Situs Gunung Padang berupa bangunan megalitik berundak berteras lima, terletak di Kabupaten Cianjur, Jawa Barat. Situs ini mulai diteliti Tim Katastropik Purba pada 2011 dengan metodologi geofisika, yakni geolistrik, georadar, dan geomagnet.   

Sejak itu selama beberapa tahun mereka selalu mengundang media untuk memromosikan 'temuan' mereka. Bahkan tim mereka menayangkannya di YouTube. Mungkin kalau dihitung ada lebih dari 100 pemberitaan tentang Gunung Padang versi peneliti itu. Begitu menemukan 'koin purba' atau 'kujang purba' yang berusia 'ribuan tahun', mereka mengundang jurnalis. Tentu saja menjadi santapan media yang menarik.   

Setelah lebih dari 10 tahun, barulah pada 20 Oktober 2023 publikasi ilmiah tentang Gunung Padang yang diteliti oleh sekelompok peneliti Indonesia itu terbit di Jurnal Internasional Archaeological Prospection.  Antara lain mereka mengemukakan bahwa Gunung Padang menyimpan piramida berusia 9.000 tahun bahkan lebih. Dasarnya adalah mereka melakukan uji pertanggalan Carbon-14 dengan sampel sedimen. Dari situlah muncul 9.000 tahun bahkan lebih tua. "Jauh lebih tua daripada piramida Mesir yang dibangun sekitar 2.500 Sebelum Masehi atau berusia sekitar 4.500 tahun," begitulah sebagian intinya.

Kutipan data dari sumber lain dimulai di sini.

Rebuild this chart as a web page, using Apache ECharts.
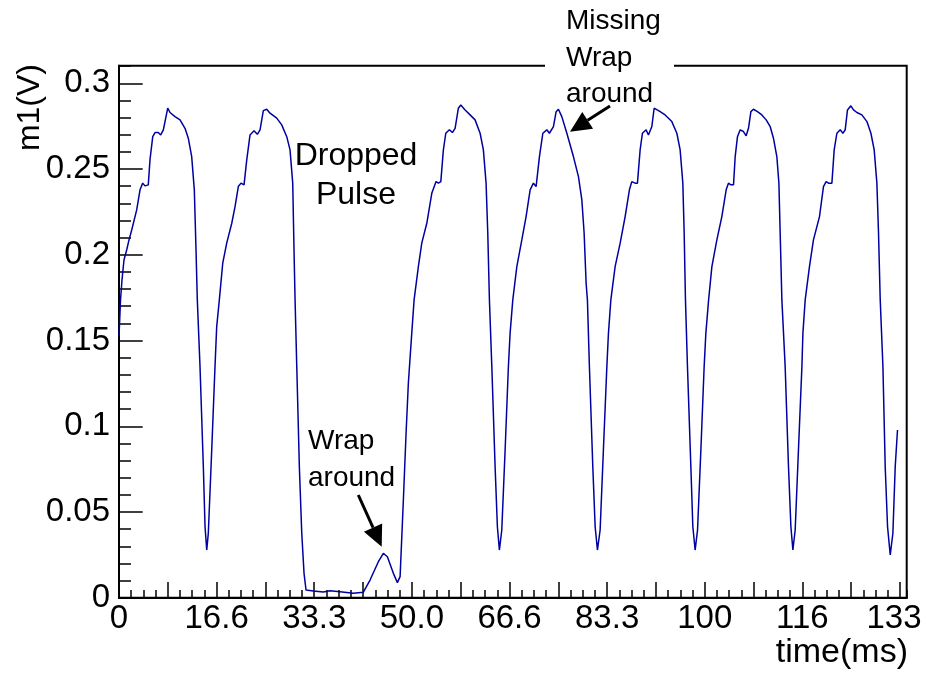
<!DOCTYPE html>
<html><head><meta charset="utf-8">
<script src="https://cdn.jsdelivr.net/npm/echarts@6/dist/echarts.min.js"></script>
<style>html,body{margin:0;padding:0;background:#fff}#c{width:926px;height:677px}</style>
</head><body><div id="c"></div>
<script>
// time in ms
const timeMs = [
 0,0.26,0.51,0.85,1.31,1.71,2.17,3.02,3.59,4.05,4.44,5.00,5.29,5.76,6.15,6.71,7.12,7.57,8.32,8.71,9.56,10.42,11.27,11.83,12.41,12.86,13.15,13.37,13.83,14.40,14.69,14.98,15.25,15.83,16.39,16.68,17.13,
 17.71,18.39,19.25,19.81,20.37,20.83,21.35,21.81,22.37,23.05,23.62,24.08,24.64,25.22,25.79,26.93,27.78,28.64,29.20,29.66,29.88,30.06,30.35,30.79,31.20,31.59,31.93,
 33.18,34.89,36.03,37.74,40.01,40.87,41.72,
 42.86,44.28,45.13,45.82,46.84,47.53,47.99,48.55,49.01,49.40,49.98,50.38,
 51.11,51.69,52.55,53.40,54.13,54.53,54.94,55.38,55.79,56.41,56.92,57.38,57.94,58.35,59.09,59.94,60.79,61.65,62.21,62.67,62.96,63.24,63.65,64.21,64.60,64.94,65.35,65.92,66.48,66.77,67.23,
 67.92,68.77,69.50,70.19,70.75,71.21,71.78,72.36,73.04,73.48,74.17,74.63,75.02,75.60,76.46,77.58,78.44,79.02,79.41,79.75,79.97,80.31,80.89,81.29,81.68,82.14,82.70,83.29,83.56,83.97,
 84.70,85.56,86.41,87.14,87.55,88.12,88.51,88.97,89.36,89.99,90.39,90.97,91.36,91.70,92.39,93.24,94.38,95.24,95.80,96.26,96.49,96.71,97.05,97.63,97.97,98.36,98.77,99.34,99.90,100.19,100.66,
 101.22,102.07,102.92,103.66,104.05,104.46,104.91,105.20,105.59,106.05,106.61,107.07,107.47,107.88,108.32,109.00,109.75,110.49,111.17,111.73,112.31,112.66,112.88,113.17,113.73,114.30,114.71,115.05,115.44,116.00,116.59,116.76,117.15,
 117.88,118.56,119.59,120.27,120.73,121.13,121.71,122.10,122.56,123.13,123.59,123.98,124.37,124.95,125.40,125.98,126.83,127.69,128.37,128.93,129.39,129.67,129.96,130.42,130.81,131.21,131.67,132.12,132.52,132.91
];
// m1 in volts
const voltage = [
 0.1523,0.1737,0.1853,0.1970,0.2028,0.2087,0.2145,0.2262,0.2379,0.2418,0.2402,0.2408,0.2554,0.2689,0.2713,0.2713,0.2699,0.2729,0.2855,0.2830,0.2806,0.2787,0.2738,0.2680,0.2573,0.2379,0.2028,0.1737,0.1348,0.0764,0.0414,0.0278,0.0377,0.0862,0.1348,0.1581,0.1737,
 0.1951,0.2068,0.2184,0.2281,0.2398,0.2418,0.2408,0.2554,0.2699,0.2723,0.2703,0.2729,0.2841,0.2849,0.2826,0.2797,0.2758,0.2689,0.2612,0.2418,0.2028,0.1737,0.1348,0.0764,0.0377,0.0142,0.0045,
 0.0039,0.0033,0.0041,0.0035,0.0026,0.0029,0.0032,
 0.0103,0.0210,0.0259,0.0239,0.0142,0.0088,0.0123,0.0570,0.0959,0.1251,0.1542,0.1737,
 0.1931,0.2068,0.2184,0.2359,0.2427,0.2418,0.2427,0.2612,0.2709,0.2729,0.2713,0.2738,0.2855,0.2874,0.2845,0.2816,0.2787,0.2709,0.2612,0.2418,0.2126,0.1737,0.1348,0.0764,0.0414,0.0278,0.0395,0.0862,0.1348,0.1542,0.1737,
 0.1931,0.2087,0.2223,0.2379,0.2418,0.2398,0.2573,0.2709,0.2729,0.2709,0.2748,0.2835,0.2849,0.2806,0.2709,0.2573,0.2456,0.2320,0.2126,0.1834,0.1737,0.1348,0.0764,0.0414,0.0278,0.0395,0.0862,0.1348,0.1542,0.1737,
 0.1931,0.2068,0.2223,0.2379,0.2427,0.2418,0.2418,0.2612,0.2709,0.2729,0.2699,0.2748,0.2855,0.2864,0.2835,0.2816,0.2777,0.2709,0.2612,0.2418,0.2126,0.1737,0.1348,0.0764,0.0414,0.0278,0.0395,0.0862,0.1348,0.1542,0.1737,
 0.1931,0.2087,0.2223,0.2379,0.2418,0.2408,0.2408,0.2573,0.2689,0.2729,0.2719,0.2694,0.2738,0.2835,0.2849,0.2835,0.2816,0.2787,0.2748,0.2680,0.2573,0.2418,0.2126,0.1737,0.1348,0.0764,0.0414,0.0278,0.0395,0.0862,0.1348,0.1542,0.1737,
 0.1931,0.2087,0.2223,0.2398,0.2427,0.2418,0.2418,0.2612,0.2709,0.2729,0.2709,0.2729,0.2845,0.2869,0.2845,0.2830,0.2816,0.2777,0.2709,0.2612,0.2418,0.2126,0.1737,0.1348,0.0764,0.0414,0.0249,0.0376,0.0764,0.0978
];
const xTickLabels = ['0','16.6','33.3','50.0','66.6','83.3','100','116','133'];
const yTickLabels = ['0','0.05','0.1','0.15','0.2','0.25','0.3'];
const xLabelStep = 50 / 3;
const xMajorStep = 25 / 3;
const xMax = 134.48;
const yStep = 0.05;
const yMax = 0.3103;
const xTitle = 'time(ms)';
const yTitle = 'm1(V)';

const FONT = '"Liberation Sans", Arial, Helvetica, sans-serif';
const chart = echarts.init(document.getElementById('c'), null, {renderer: 'canvas'});

function txt(x, y, s, size, align) {
  return {type: 'text', x: x, y: y, z: 102,
    style: {text: s, fontSize: size, fontFamily: FONT, fill: '#000',
      align: align, textAlign: align, verticalAlign: 'middle', textVerticalAlign: 'middle'}};
}
function arrow(x1, y1, x2, y2, headLen, halfW) {
  const dx = x2 - x1, dy = y2 - y1, L = Math.hypot(dx, dy);
  const ux = dx / L, uy = dy / L;
  const bx = x2 - headLen * ux, by = y2 - headLen * uy;
  const nx = -uy * halfW, ny = ux * halfW;
  return [
    {type: 'line', z: 102, shape: {x1: x1, y1: y1, x2: bx, y2: by}, style: {stroke: '#000', lineWidth: 3}},
    {type: 'polygon', z: 102, shape: {points: [[x2, y2], [bx + nx, by + ny], [bx - nx, by - ny]]}, style: {fill: '#000'}}
  ];
}

const option = {
  animation: false,
  backgroundColor: '#fff',
  grid: {left: 119, right: 19.3, top: 65.7, bottom: 79.3, show: true, borderColor: '#000', borderWidth: 2,
    backgroundColor: 'transparent', containLabel: false, outerBoundsMode: 'none'},
  xAxis: [{
    type: 'value', min: 0, max: xMax, interval: xMajorStep,
    axisLine: {show: true, onZero: false, lineStyle: {color: '#000', width: 2}},
    axisTick: {show: true, inside: true, length: 15.7, lineStyle: {color: '#000', width: 1.5}},
    axisLabel: {show: true, margin: 5, fontSize: 33, fontFamily: FONT, color: '#000', showMaxLabel: false,
      rich: {e: {fontSize: 33, fontFamily: FONT, color: '#000', padding: [0, 12, 0, 0]}},
      formatter: function (v) {
        const k = Math.round(v / xLabelStep);
        if (!(Math.abs(v - k * xLabelStep) < 1e-3 && k < xTickLabels.length)) return '';
        return k === xTickLabels.length - 1 ? '{e|' + xTickLabels[k] + '}' : xTickLabels[k];
      }},
    splitLine: {show: false}
  }, {
    type: 'value', min: 0, max: xMax, interval: xMajorStep / 4, position: 'bottom',
    axisLine: {show: false, onZero: false},
    axisTick: {show: true, inside: true, length: 7.8, lineStyle: {color: '#000', width: 1.5}},
    axisLabel: {show: false}, splitLine: {show: false}
  }],
  yAxis: [{
    type: 'value', min: 0, max: yMax, interval: yStep,
    axisLine: {show: true, onZero: false, lineStyle: {color: '#000', width: 2}},
    axisTick: {show: true, inside: true, length: 23.7, lineStyle: {color: '#000', width: 1.5}},
    axisLabel: {show: true, margin: 9, fontSize: 33, fontFamily: FONT, color: '#000', showMaxLabel: false,
      formatter: function (v) {
        const k = Math.round(v / yStep);
        return (Math.abs(v - k * yStep) < 1e-6 && k < yTickLabels.length) ? yTickLabels[k] : '';
      }},
    splitLine: {show: false}
  }, {
    type: 'value', min: 0, max: yMax, interval: yStep / 5, position: 'left',
    axisLine: {show: false, onZero: false},
    axisTick: {show: true, inside: true, length: 12, lineStyle: {color: '#000', width: 1.5}},
    axisLabel: {show: false}, splitLine: {show: false}
  }],
  series: [{
    type: 'line', xAxisIndex: 0, yAxisIndex: 0,
    data: timeMs.map((t, i) => [t, voltage[i]]),
    showSymbol: false, symbol: 'none', smooth: false,
    lineStyle: {color: '#0000a0', width: 1.5}
  }],
  graphic: {elements: [
    {type: 'rect', z: 100, shape: {x: 545, y: 0, width: 129, height: 104}, style: {fill: '#fff'}},
    txt(566, 21.5, 'Missing', 28, 'left'),
    txt(566, 58, 'Wrap', 28, 'left'),
    txt(566, 94, 'around', 28, 'left'),
    txt(356, 156, 'Dropped', 32, 'center'),
    txt(356, 195, 'Pulse', 32, 'center'),
    txt(308, 441, 'Wrap', 28, 'left'),
    txt(308, 478.5, 'around', 28, 'left'),
    txt(908, 653, xTitle, 34, 'right'),
    Object.assign(txt(30, 64, yTitle, 32, 'right'), {rotation: Math.PI / 2}),
    ...arrow(358.3, 495, 381.7, 546.7, 21, 10),
    ...arrow(610, 106, 570, 131.7, 21, 10)
  ]}
};
chart.setOption(option);
</script></body></html>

Artikel yang ditarik dari onlinelibrary.wiley.com tapi masih bisa dibaca (Sumber: tangkapan layar)
Artikel yang ditarik dari onlinelibrary.wiley.com tapi masih bisa dibaca (Sumber: tangkapan layar)

Arkeolog dunia menolak interpretasi

Selepas artikel tersebut muncul di online, banyak arkeolog dunia menolak interpretasi tersebut. Flint Dibble dari Cardiff University, antara lain mempermasalahkan sampel sedimen yang dipertanggalkan tidak ada "sentuhan manusia", sehingga usia tua tersebut ditolaknya. Demikian pula dengan Bill Farley dari Southern Connecticut State University. Ia mengatakan, sebagaimana dikutip dari tulisan Prof. (Ris.) Harry Widianto di Facebook, bahwa jika Gunung Padang setua itu, pasti ada indikasi lain yang menunjukkan aktivitas manusia.   

Setelah reaksi bermunculan, maka Editors-in-Chief --Eileen Ernenwein dan Gregory T-- bersama dengan tim etika penerbit John Wiley & Son, Ltd melakukan investigasi atas keabsahan artikel tersebut bersama dengan para ahli geofisika, arkeologi, dan pertanggalan Carbon-14. Disimpulkan bahwa artikel itu mempunyai "major error" atau kesalahan besar yang tidak teridentifikasi selama peer-review. Utamanya, hasil pertanggalan 9.000 tahun atau lebih tua lagi itu dianggap sebagai "incorrect". Artikel tersebut kemudian ditarik dari peredaran dengan tanda berupa Retracted atau dicabut pada 18 Maret 2024.

Beberapa arkeolog---maklum karena situs Gunung Padang merupakan tinggalan arkeologi---menyambut 'gembira' penarikan artikel tersebut. Di antaranya Noel Hidalgo Tan, arkeolog asal Singapura yang bekerja untuk South-east Asian Regional Centre for Archaeology and Fine Arts di Bangkok. "Saya lega pada akhirnya makalah itu ditarik meski kerusakan yang disebabkannya cukup signifikan lewat misinformasi dari publikasi hasil penelitian itu," kata Tan sebagaimana dimuat dalam tekno.tempo.co.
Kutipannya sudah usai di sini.